What is the most efficient way to count the number of bits
which are set in a value?
Answers were Sorted based on User's Feedback
main()
{
int n,count=0;
printf("enter a number");
scanf("%d",&n);//enterd no.is 5
while(n>0)
{
count++;
n=n&n-1;//binary of n is 101
// binary of n-1 is 100
//n&n-1 is (i.e 101
&100 =100 )
}
printf("%d",count);
getch();
} output is 2(i.e 2 ones in 101)
| Is This Answer Correct ? | 31 Yes | 6 No |
Answer / pappu kumar sharma
int fnCntbts(int num )
{
int iCnt = 0;
while ( num )
{
num &= (num-1) ;
iCnt++;
}
return iCnt;
}
| Is This Answer Correct ? | 11 Yes | 2 No |
Answer / boomer
pseudo
int size is 32 bits...right?
for(i = 0 to 31)
{
count += (value & 1) //& = and oprator
shift left value
}
| Is This Answer Correct ? | 6 Yes | 5 No |
Answer / bryan w
Question needs clarification.
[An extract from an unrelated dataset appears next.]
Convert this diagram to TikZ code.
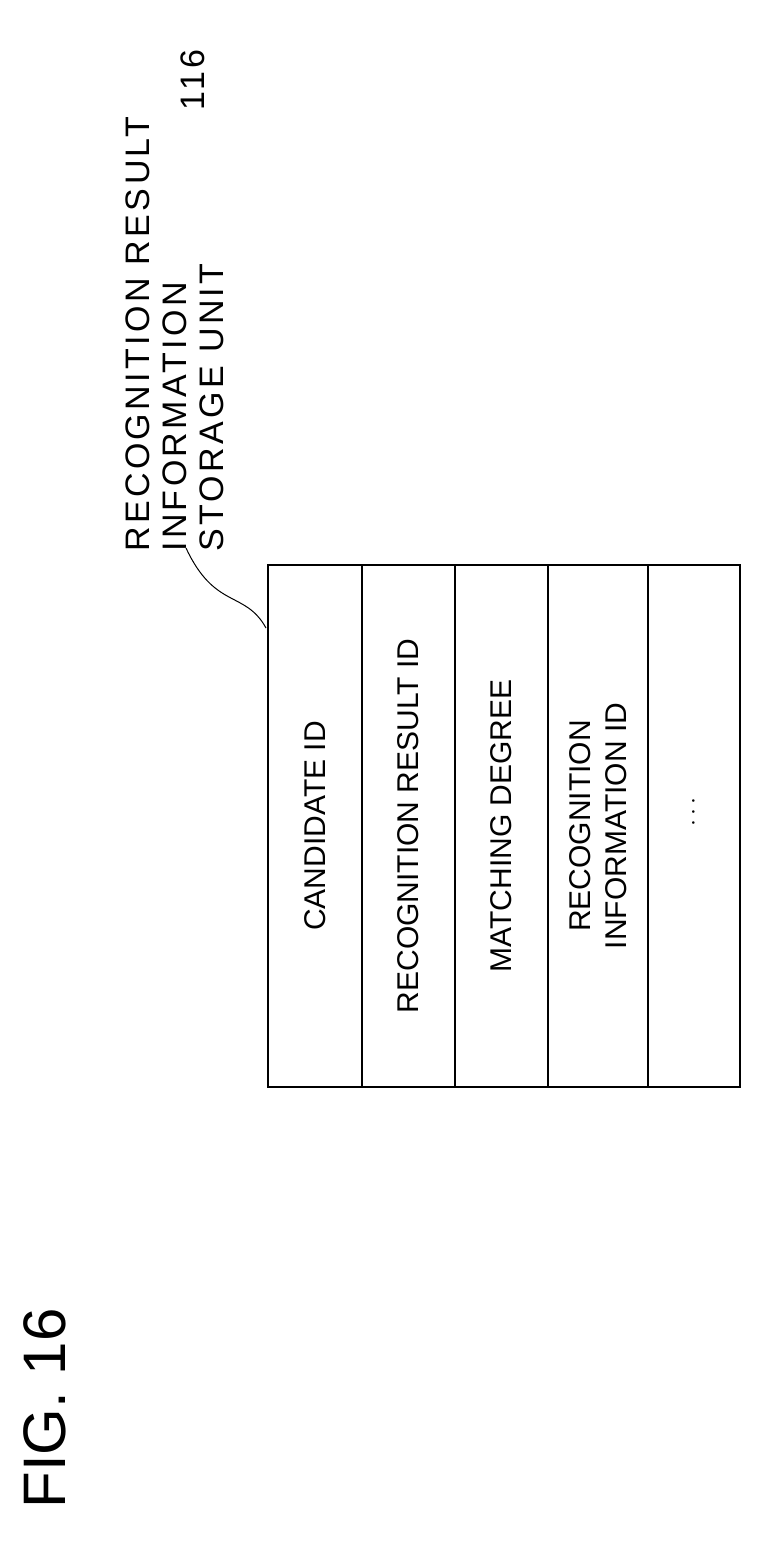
\documentclass[tikz,border=0pt]{standalone}
\usepackage{fontspec}
\setmainfont{Liberation Sans}
\begin{document}
\begin{tikzpicture}[x=1pt,y=-1pt,
  cell/.style={rotate=90,font=\fontsize{30}{36}\selectfont,align=center},
  box/.style={draw,line width=2pt}]
\useasboundingbox (0,0) rectangle (761,1550);
\draw[box] (268,565) rectangle (740,1087);
\foreach \x in {362,455,548,648} \draw[line width=1.6pt] (\x,565) -- (\x,1087);
\node[cell] (c1) at (315,826) {CANDIDATE ID};
\node[cell] (c2) at (408,826) {RECOGNITION RESULT ID};
\node[cell] (c3) at (501,826) {MATCHING DEGREE};
\node[cell] (c4) at (598,826) {RECOGNITION\\INFORMATION ID};
\node[cell] (c5) at (694,812) {\fontsize{40}{40}\selectfont$\cdots$};
\node[rotate=90,anchor=north west,align=left,font=\fontsize{34}{37}\selectfont\addfontfeatures{LetterSpace=10},inner sep=0pt] (lbl) at (126,552) {RECOGNITION RESULT\\INFORMATION\\STORAGE UNIT};
\node[rotate=90,font=\fontsize{34}{34}\selectfont\addfontfeatures{LetterSpace=10}] (num) at (193,80) {116};
\node[rotate=90,anchor=west,font=\fontsize{60}{64}\selectfont] (fig) at (45,1512) {FIG. 16};
\coordinate (a) at (266,628);
\coordinate (b) at (186,548);
\draw[line width=1pt] (a) .. controls (245,590) and (215,610) .. (b);
\end{tikzpicture}
\end{document}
What platform? There are
bitwise trick that are optimal for various platforms, but
you need to know if the value is 16 bit, 32 bit, 64 bit, 128
bit, or something else entirely.
The earlier three examples are all incorrect for operating
on signed integers; if a negative value is presented the
code will fail.
The most efficient portable human readable answer is to loop
over sizeof type * CHAR_BITS times, shift left and add one
if the bit is set.
On some platforms the most efficient way is to use a bit of
assembly (such as the POPCNT instruction if available) to
perform the operation for you.
Without either of those, there are simple classic algorithms
of &, |, and ^ to accumulate the bits and sum them. They
need to be adjusted to match the architecture's number of
bits. These routines may be inefficient on modern PCs with
long pipelines or out-of-order processing cores.